**Items from a dataset:**

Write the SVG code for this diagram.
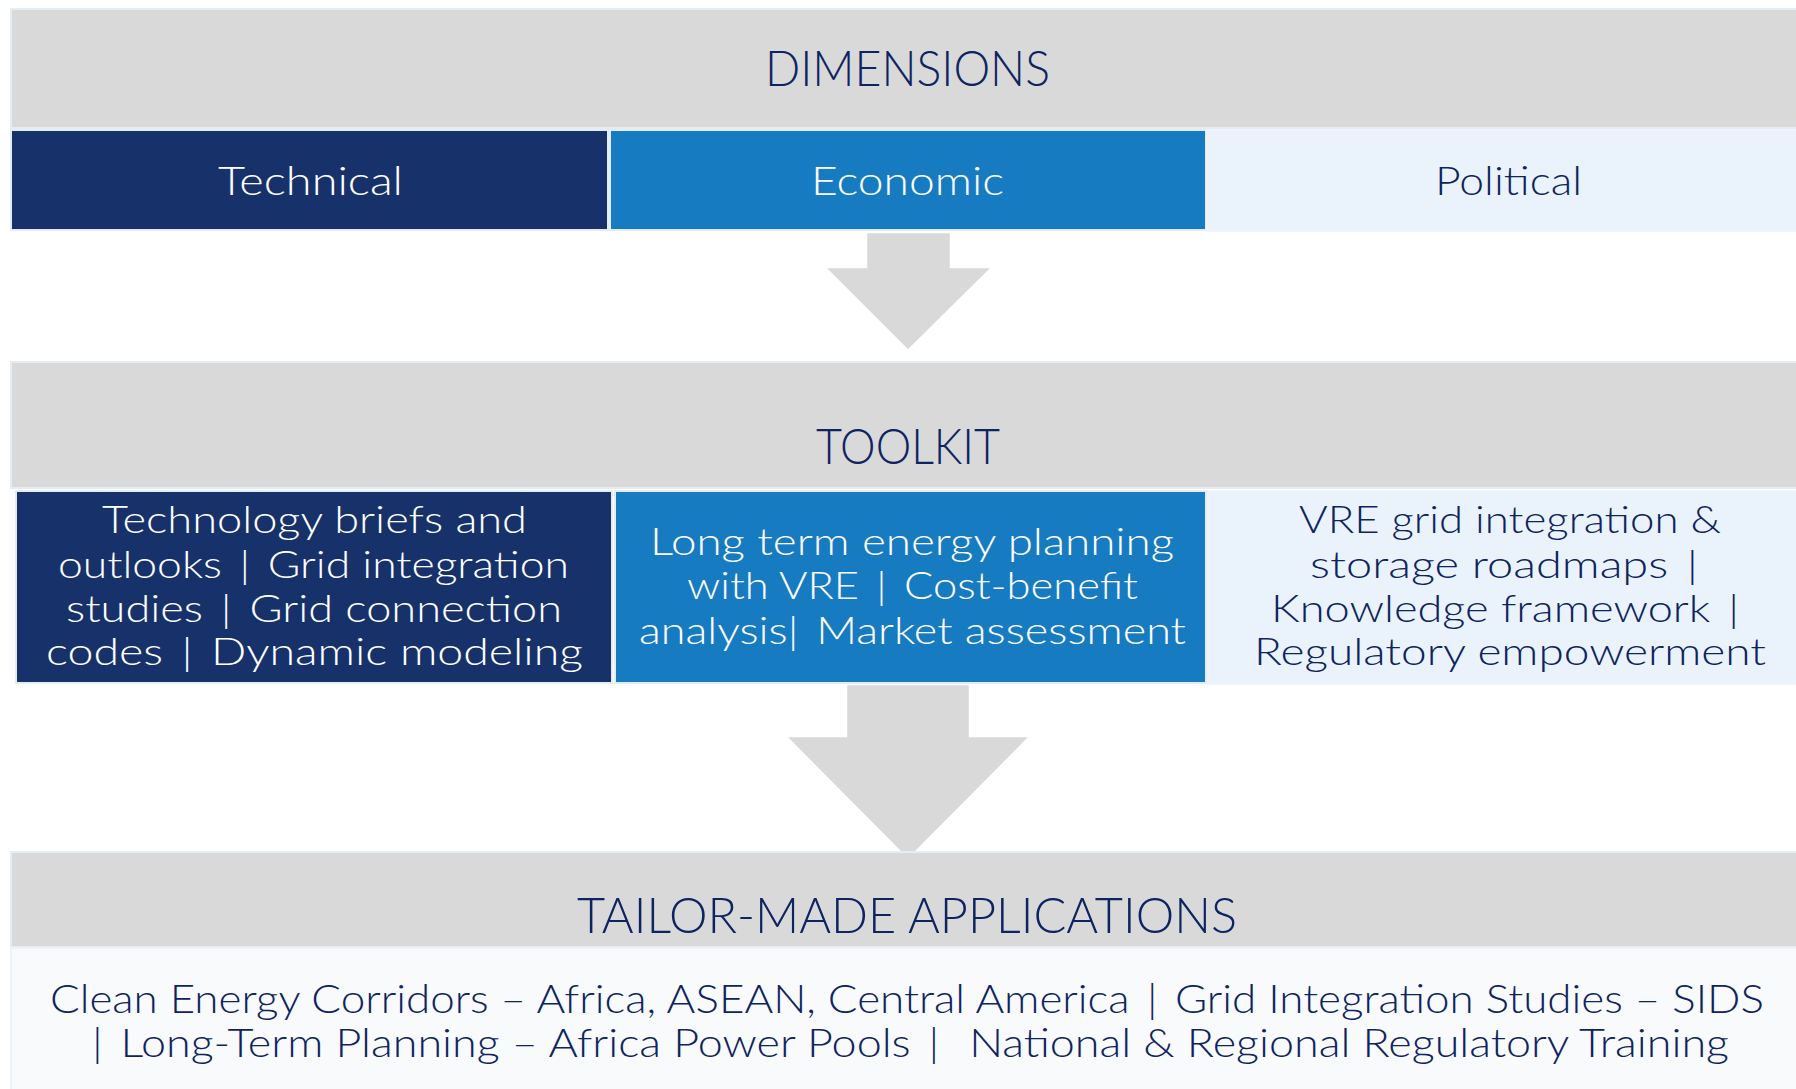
<svg xmlns="http://www.w3.org/2000/svg" width="1796" height="1089" viewBox="0 0 1796 1089">
<style>
.band{fill:#D9D9D9;stroke:#E4ECF4;stroke-width:2}
.dark{fill:#17326B;stroke:#E4ECF4;stroke-width:2}
.blue{fill:#177BC2;stroke:#E4ECF4;stroke-width:2}
.light{fill:#EAF3FB;stroke:#EEF4FA;stroke-width:2}
.body{fill:#F9FAFB;stroke:#EEF2F6;stroke-width:2}
.arrow{fill:#D9D9D9;stroke:#FFFFFF;stroke-width:2.5;stroke-linejoin:miter}
text{font-family:Lato,"Noto Sans","Liberation Sans",sans-serif;font-weight:300;white-space:pre}
.hd{font-size:49px;fill:#0E2461}
.lb{font-size:40px}
.tk{font-size:38px}
.ap{font-size:39px;fill:#0E2461}
.w{fill:#FFFFFF}
.n{fill:#0E2461}
</style>
<rect x="0" y="0" width="1796" height="1089" fill="#FFFFFF"/>
<g id="connectors">
<polygon class="arrow" points="866,232 951,232 951,267 993,267 908,351 824,267 866,267"/>
<polygon class="arrow" points="846,684 970,684 970,736 1031,736 908,860 785,736 846,736"/>
</g>
<g id="dimensions">
<rect class="band" x="11" y="9" width="1790" height="119"/>
<text class="hd" x="765" y="86" textLength="285" lengthAdjust="spacingAndGlyphs">DIMENSIONS</text>
</g>
<g id="technical">
<rect class="dark" x="11" y="130" width="597" height="100"/>
<text class="lb w" x="218" y="195" textLength="185" lengthAdjust="spacingAndGlyphs">Technical</text>
</g>
<g id="economic">
<rect class="blue" x="610" y="130" width="596" height="100"/>
<text class="lb w" x="811" y="195" textLength="193" lengthAdjust="spacingAndGlyphs">Economic</text>
</g>
<g id="political">
<rect class="light" x="1207" y="130" width="594" height="101"/>
<text class="lb n" x="1435" y="195" textLength="147" lengthAdjust="spacingAndGlyphs">Political</text>
</g>
<g id="toolkit">
<rect class="band" x="11" y="362" width="1790" height="126"/>
<text class="hd" x="816" y="464" textLength="184" lengthAdjust="spacingAndGlyphs">TOOLKIT</text>
</g>
<g id="toolkit-technical">
<rect class="dark" x="16" y="491" width="596" height="192"/>
<text class="tk w" x="102" y="533" textLength="425" lengthAdjust="spacingAndGlyphs">Technology briefs and</text>
<text class="tk w" x="58" y="578" textLength="511" lengthAdjust="spacingAndGlyphs">outlooks &#x2009;| &#x2009;Grid integration</text>
<text class="tk w" x="66" y="622" textLength="496" lengthAdjust="spacingAndGlyphs">studies &#x2009;| &#x2009;Grid connection</text>
<text class="tk w" x="46" y="665" textLength="537" lengthAdjust="spacingAndGlyphs">codes &#x2009;| &#x2009;Dynamic modeling</text>
</g>
<g id="toolkit-economic">
<rect class="blue" x="615" y="491" width="591" height="192"/>
<text class="tk w" x="650" y="555" textLength="524" lengthAdjust="spacingAndGlyphs">Long term energy planning</text>
<text class="tk w" x="687" y="599" textLength="451" lengthAdjust="spacingAndGlyphs">with VRE &#x2009;| &#x2009;Cost-benefit</text>
<text class="tk w" x="639" y="644" textLength="547" lengthAdjust="spacingAndGlyphs">analysis| &#x2009;Market assessment</text>
</g>
<g id="toolkit-political">
<rect class="light" x="1208" y="491" width="593" height="193"/>
<text class="tk n" x="1299" y="533" textLength="422" lengthAdjust="spacingAndGlyphs">VRE grid integration &amp;</text>
<text class="tk n" x="1310" y="578" textLength="388" lengthAdjust="spacingAndGlyphs">storage roadmaps &#x2009;|</text>
<text class="tk n" x="1271" y="622" textLength="468" lengthAdjust="spacingAndGlyphs">Knowledge framework &#x2009;|</text>
<text class="tk n" x="1254" y="665" textLength="512" lengthAdjust="spacingAndGlyphs">Regulatory empowerment</text>
</g>
<g id="applications">
<rect class="band" x="11" y="852" width="1790" height="95"/>
<text class="hd" x="577" y="933" textLength="660" lengthAdjust="spacingAndGlyphs">TAILOR-MADE APPLICATIONS</text>
</g>
<g id="applications-list">
<rect class="body" x="11" y="948" width="1790" height="145"/>
<text class="ap" x="50" y="1013" textLength="1714" lengthAdjust="spacingAndGlyphs">Clean Energy Corridors – Africa, ASEAN, Central America &#x2009;| &#x2009;Grid Integration Studies – SIDS</text>
<text class="ap" x="92" y="1057" textLength="1637" lengthAdjust="spacingAndGlyphs">| &#x2009;Long-Term Planning – Africa Power Pools &#x2009;|  &#x2009;National &amp; Regional Regulatory Training</text>
</g>
</svg>
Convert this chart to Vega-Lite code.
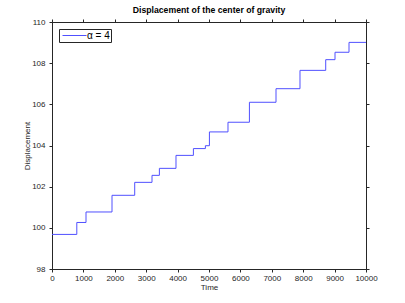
{
  "$schema": "https://vega.github.io/schema/vega-lite/v6.json",
  "width": 314,
  "height": 247,
  "autosize": {"type": "none"},
  "padding": {"left": 52, "top": 22, "right": 39, "bottom": 34},
  "background": "white",
  "title": {"text": "Displacement of the center of gravity", "fontSize": 8.7, "fontWeight": "bold", "font": "Liberation Sans", "color": "#000000", "offset": 3},
  "config": {
    "view": {"stroke": "#262626", "strokeWidth": 1},
    "font": "Liberation Sans",
    "axis": {"grid": false, "domainColor": "#262626", "labelColor": "#262626", "labelFontSize": 8, "titleFontSize": 8, "titleFontWeight": "normal", "titleColor": "#262626", "ticks": true, "tickSize": 3, "tickColor": "#262626", "tickWidth": 1}
  },
  "data": {"values": [
    {"t": 0, "d": 99.68, "s": "α = 4"},
    {"t": 790, "d": 100.26, "s": "α = 4"},
    {"t": 1083, "d": 100.77, "s": "α = 4"},
    {"t": 1911, "d": 101.58, "s": "α = 4"},
    {"t": 2634, "d": 102.21, "s": "α = 4"},
    {"t": 3185, "d": 102.55, "s": "α = 4"},
    {"t": 3420, "d": 102.89, "s": "α = 4"},
    {"t": 3949, "d": 103.52, "s": "α = 4"},
    {"t": 4503, "d": 103.85, "s": "α = 4"},
    {"t": 4885, "d": 103.99, "s": "α = 4"},
    {"t": 5013, "d": 104.66, "s": "α = 4"},
    {"t": 5605, "d": 105.13, "s": "α = 4"},
    {"t": 6287, "d": 106.1, "s": "α = 4"},
    {"t": 7134, "d": 106.76, "s": "α = 4"},
    {"t": 7898, "d": 107.65, "s": "α = 4"},
    {"t": 8717, "d": 108.17, "s": "α = 4"},
    {"t": 9013, "d": 108.53, "s": "α = 4"},
    {"t": 9459, "d": 109.01, "s": "α = 4"},
    {"t": 10000, "d": 109.01, "s": "α = 4"}
  ]},
  "layer": [
    {
      "mark": {"type": "line", "interpolate": "step-after", "strokeWidth": 1, "opacity": 0},
      "encoding": {
        "x": {"field": "t", "type": "quantitative", "scale": {"domain": [0, 10000], "nice": false},
          "axis": {"orient": "top", "title": null, "labels": false, "values": [0,1000,2000,3000,4000,5000,6000,7000,8000,9000,10000]}},
        "y": {"field": "d", "type": "quantitative", "scale": {"domain": [98, 110], "nice": false, "zero": false},
          "axis": {"orient": "right", "title": null, "labels": false, "values": [98,100,102,104,106,108,110]}}
      }
    },
    {
      "mark": {"type": "line", "interpolate": "step-after", "strokeWidth": 1},
      "encoding": {
        "x": {"field": "t", "type": "quantitative", "scale": {"domain": [0, 10000], "nice": false},
          "axis": {"orient": "bottom", "title": "Time", "labelPadding": 2, "values": [0,1000,2000,3000,4000,5000,6000,7000,8000,9000,10000], "format": "d", "titlePadding": 1, "labelFlush": false}},
        "y": {"field": "d", "type": "quantitative", "scale": {"domain": [98, 110], "nice": false, "zero": false},
          "axis": {"orient": "left", "title": "Displacement", "labelPadding": 4, "values": [98,100,102,104,106,108,110], "format": "d", "titlePadding": 0, "labelFlush": false}},
        "color": {"field": "s", "type": "nominal", "scale": {"range": ["#5050ff"]},
          "legend": {"title": null, "orient": "top-left", "offset": 7, "symbolType": "M-2.4,0H2.4", "symbolSize": 100, "symbolOffset": 9, "labelOffset": 7, "symbolStrokeWidth": 1, "symbolStrokeColor": "#5050ff", "labelFontSize": 10, "labelColor": "#000000", "strokeColor": "#262626", "fillColor": "white", "padding": 1}}
      }
    }
  ],
  "resolve": {"axis": {"x": "independent", "y": "independent"}}
}
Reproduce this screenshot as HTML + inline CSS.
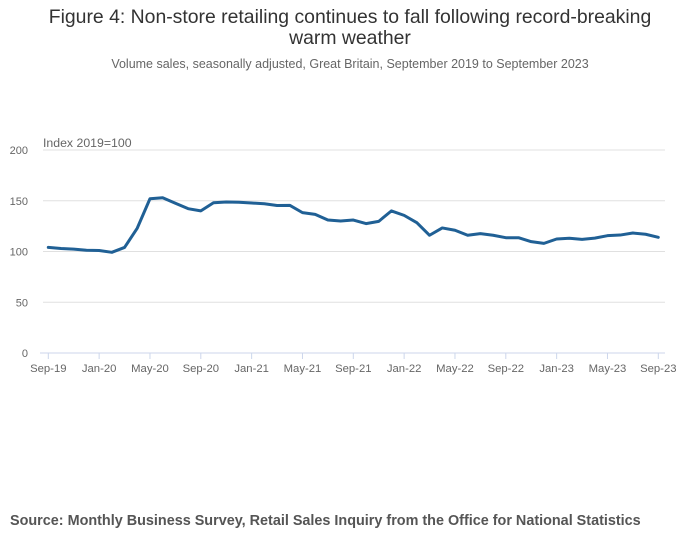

**GIVEN PROBLEM:** Go through the listing above and list every line that has the word "this".

**EXERCISE RESPONSE:**
Write the SVG code for this diagram.
Convert this chart to Vega-Lite code.
Reproduce this screenshot as HTML + inline CSS.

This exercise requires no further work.